> _What is needed_: Reproduce exactly, and nothing else, the lines from the one that contains "Clone this diagram in TikZ." through the one that contains "(eh.east |- 0,381);". Leave the pictures out.

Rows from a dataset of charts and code
((
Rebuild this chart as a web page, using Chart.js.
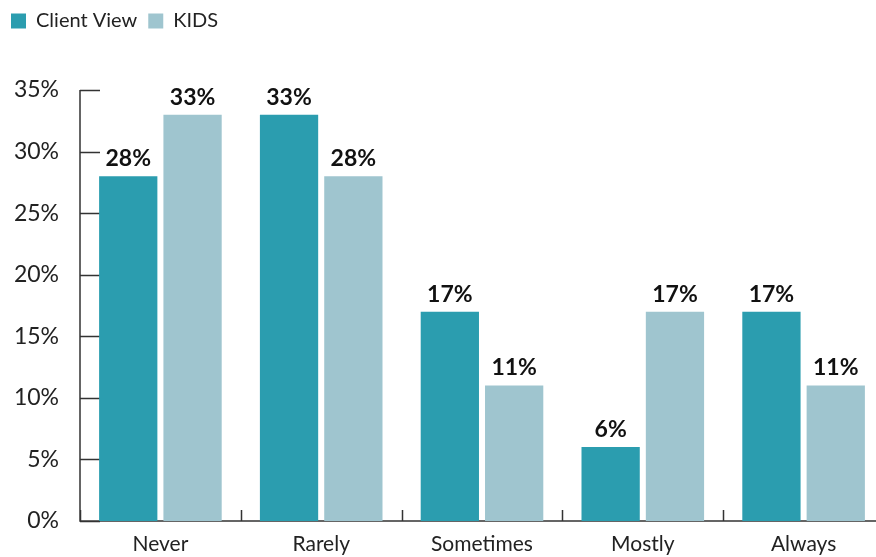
<!DOCTYPE html>
<html>
<head>
<meta charset="utf-8">
<script src="https://cdn.jsdelivr.net/npm/chart.js@4/dist/chart.umd.min.js"></script>
<style>
  html, body { margin: 0; padding: 0; background: #fff; overflow: hidden; }
  #wrap { position: relative; width: 884px; height: 557px; }
</style>
</head>
<body>
<div id="wrap"><canvas id="myChart"></canvas></div>
<script>
var categories = ['Never', 'Rarely', 'Sometimes', 'Mostly', 'Always'];
var clientView = [28, 33, 17, 6, 17];
var kids = [33, 28, 11, 17, 11];
var yTicks = [0, 5, 10, 15, 20, 25, 30, 35];

var teal = '#2b9daf';
var lightBlue = '#9fc5cf';
var fontName = 'Lato, "Open Sans", sans-serif';

// push the plot down below the legend
const legendGap = {
  id: 'legendGap',
  beforeInit(chart) {
    const fit = chart.legend.fit;
    chart.legend.fit = function() {
      fit.bind(chart.legend)();
      this.height += 49;
    };
  }
};

// axis lines + inward ticks like the original
const axisLines = {
  id: 'axisLines',
  beforeDatasetsDraw(chart) {
    const c = chart.ctx;
    const area = chart.chartArea;
    const y = chart.scales.y;
    c.save();
    c.strokeStyle = '#333';
    c.lineWidth = 1.5;
    c.beginPath();
    c.moveTo(area.left, y.getPixelForValue(35));
    c.lineTo(area.left, y.getPixelForValue(0));
    c.lineTo(area.right, y.getPixelForValue(0));
    yTicks.forEach(t => {
      var py = Math.round(y.getPixelForValue(t)) + 0.5;
      c.moveTo(area.left, py);
      c.lineTo(area.left + 20, py);
    });
    for (var i = 0; i <= categories.length; i++) {
      var px = Math.round(area.left + i * (area.right - area.left) / categories.length) + 0.5;
      c.moveTo(px, y.getPixelForValue(0));
      c.lineTo(px, y.getPixelForValue(0) - 11);
    }
    c.stroke();
    c.restore();
  }
};

const valueLabels = {
  id: 'valueLabels',
  afterDatasetsDraw(chart) {
    const c = chart.ctx;
    c.save();
    c.font = 'bold 23px ' + fontName;
    c.fillStyle = '#111';
    c.textAlign = 'center';
    c.textBaseline = 'bottom';
    chart.data.datasets.forEach((ds, i) => {
      chart.getDatasetMeta(i).data.forEach((bar, j) => {
        c.fillText(ds.data[j] + '%', bar.x, bar.y - 6);
      });
    });
    c.restore();
  }
};

const ctx = document.getElementById('myChart');

new Chart(ctx, {
  type: 'bar',
  data: {
    labels: categories,
    datasets: [{
      label: 'Client View',
      data: clientView,
      backgroundColor: teal,
    }, {
      label: 'KIDS',
      data: kids,
      backgroundColor: lightBlue,
    }]
  },
  options: {
    responsive: true,
    maintainAspectRatio: false,
    animation: false,
    layout: { padding: 0 },
    categoryPercentage: 0.8,
    barPercentage: 0.906,
    plugins: {
      tooltip: { enabled: false },
      legend: {
        position: 'top',
        align: 'start',
        labels: {
          boxWidth: 15,
          boxHeight: 15,
          color: '#222',
          font: { family: fontName, size: 20 },
          padding: 11
        }
      }
    },
    scales: {
      x: {
        grid: { display: false },
        border: { display: false },
        ticks: {
          color: '#222',
          font: { family: fontName, size: 21 },
          padding: 3
        },
        afterFit(scale) { scale.height = 36; }
      },
      y: {
        min: 0,
        max: 35,
        grid: { display: false },
        border: { display: false },
        ticks: {
          stepSize: 5,
          color: '#222',
          padding: 13,
          font: { family: fontName, size: 23 },
          callback: v => v + '%'
        },
        afterFit(scale) { scale.width = 80; }
      }
    }
  },
  plugins: [legendGap, axisLines, valueLabels]
});
</script>
</body>
</html>
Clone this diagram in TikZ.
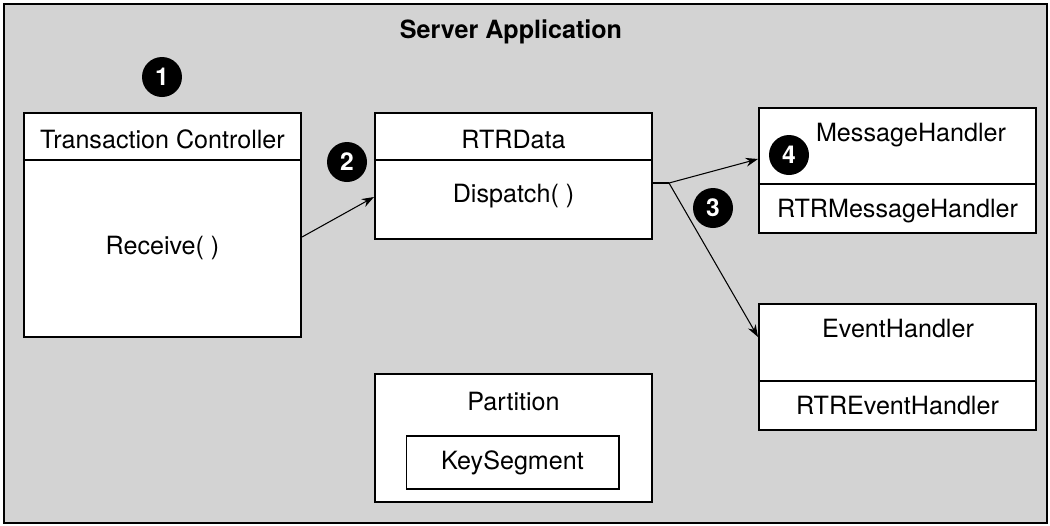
\documentclass[tikz,border=0pt]{standalone}
\usepackage{fontspec}
\setmainfont{TeX Gyre Heros}
\usetikzlibrary{arrows.meta}
\definecolor{bggray}{RGB}{211,211,211}

\begin{document}
\begin{tikzpicture}[x=0.02cm,y=-0.02cm,font=\fontsize{14.3}{17}\selectfont,
    box/.style={draw,line width=1.2pt,fill=white,inner sep=0pt},
    num/.style={circle,fill=black,text=white,font=\fontsize{14}{16}\selectfont\bfseries,minimum size=0.8cm,inner sep=0pt},
    lbl/.style={anchor=base,inner sep=0pt},
    sep/.style={line width=0.6pt},
    >={Stealth[length=7pt,width=5pt]}]
\useasboundingbox (0,0) rectangle (1050,525);
\draw[line width=1.2pt,fill=bggray] (4,4) rectangle (1047,523);
\node[lbl,font=\fontsize{14.3}{17}\selectfont\bfseries](title) at (511,38){Server Application};

\node[box,minimum width=5.54cm,minimum height=4.48cm](tc) at (162.5,225){};
\node[box,minimum width=5.54cm,minimum height=2.52cm](rtr) at (513.5,176){};
\node[box,minimum width=5.54cm,minimum height=2.5cm](mh) at (897.5,170.5){};
\node[box,minimum width=5.54cm,minimum height=2.52cm](eh) at (897.5,367){};
\node[box,minimum width=5.54cm,minimum height=2.56cm](part) at (513.5,438){};
\node[box,line width=0.6pt,minimum width=4.26cm,minimum height=1.06cm](key) at (512.5,462.5){};

\draw[sep] (tc.west |- 0,160) -- (tc.east |- 0,160);
\draw[sep] (rtr.west |- 0,160) -- (rtr.east |- 0,160);
\draw[sep] (mh.west |- 0,184) -- (mh.east |- 0,184);
\draw[sep] (eh.west |- 0,381) -- (eh.east |- 0,381);

\node[lbl](tctitle) at (162.5,148){Transaction Controller};
\node[lbl](receive) at (162.5,254){Receive( )};
\node[lbl](rtrtitle) at (513.5,148){RTRData};
\node[lbl](dispatch) at (513.5,202){Dispatch( )};
\node[lbl](mhtitle) at (911,141){MessageHandler};
\node[lbl](rtrmh) at (897.5,217){RTRMessageHandler};
\node[lbl](ehtitle) at (898,337){EventHandler};
\node[lbl](rtreh) at (897.5,414){RTREventHandler};
\node[lbl](parttitle) at (513.5,410){Partition};
\node[lbl](keyseg) at (512.5,469){KeySegment};

\node[num](n1) at (162,77){1};
\node[num](n2) at (347,162){2};
\node[num](n3) at (713,208){3};
\node[num](n4) at (789,155){4};

\coordinate (fork) at (669,183);
\draw[->,line width=0.6pt] (tc.east |- 0,237) -- (rtr.west |- 0,197);
\draw[line width=0.6pt] (rtr.east |- fork) -- (fork);
\draw[->,line width=0.6pt] (fork) -- (mh.west |- 0,159);
\draw[->,line width=0.6pt] (fork) -- (eh.west |- 0,337);
\end{tikzpicture}
\end{document}
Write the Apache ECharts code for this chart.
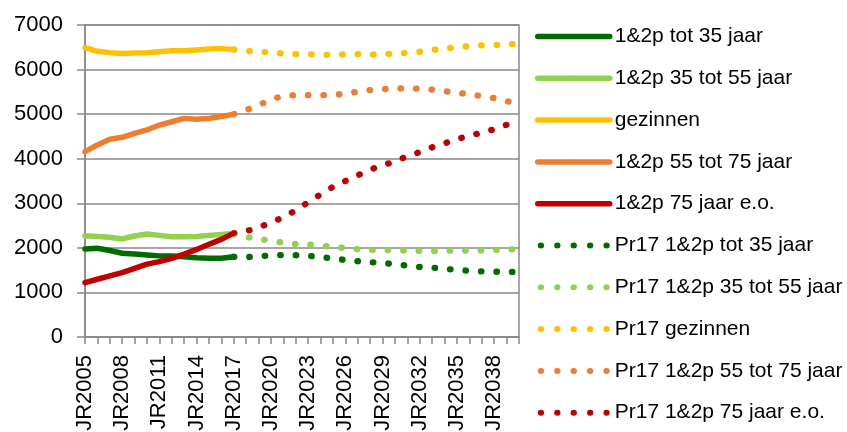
))
> _Final result_:
Clone this diagram in TikZ.
\documentclass[tikz,border=0pt]{standalone}
\usepackage{fontspec}
\setmainfont{TeX Gyre Heros}
\usetikzlibrary{arrows.meta}
\definecolor{bggray}{RGB}{211,211,211}

\begin{document}
\begin{tikzpicture}[x=0.02cm,y=-0.02cm,font=\fontsize{14.3}{17}\selectfont,
    box/.style={draw,line width=1.2pt,fill=white,inner sep=0pt},
    num/.style={circle,fill=black,text=white,font=\fontsize{14}{16}\selectfont\bfseries,minimum size=0.8cm,inner sep=0pt},
    lbl/.style={anchor=base,inner sep=0pt},
    sep/.style={line width=0.6pt},
    >={Stealth[length=7pt,width=5pt]}]
\useasboundingbox (0,0) rectangle (1050,525);
\draw[line width=1.2pt,fill=bggray] (4,4) rectangle (1047,523);
\node[lbl,font=\fontsize{14.3}{17}\selectfont\bfseries](title) at (511,38){Server Application};

\node[box,minimum width=5.54cm,minimum height=4.48cm](tc) at (162.5,225){};
\node[box,minimum width=5.54cm,minimum height=2.52cm](rtr) at (513.5,176){};
\node[box,minimum width=5.54cm,minimum height=2.5cm](mh) at (897.5,170.5){};
\node[box,minimum width=5.54cm,minimum height=2.52cm](eh) at (897.5,367){};
\node[box,minimum width=5.54cm,minimum height=2.56cm](part) at (513.5,438){};
\node[box,line width=0.6pt,minimum width=4.26cm,minimum height=1.06cm](key) at (512.5,462.5){};

\draw[sep] (tc.west |- 0,160) -- (tc.east |- 0,160);
\draw[sep] (rtr.west |- 0,160) -- (rtr.east |- 0,160);
\draw[sep] (mh.west |- 0,184) -- (mh.east |- 0,184);
\draw[sep] (eh.west |- 0,381) -- (eh.east |- 0,381);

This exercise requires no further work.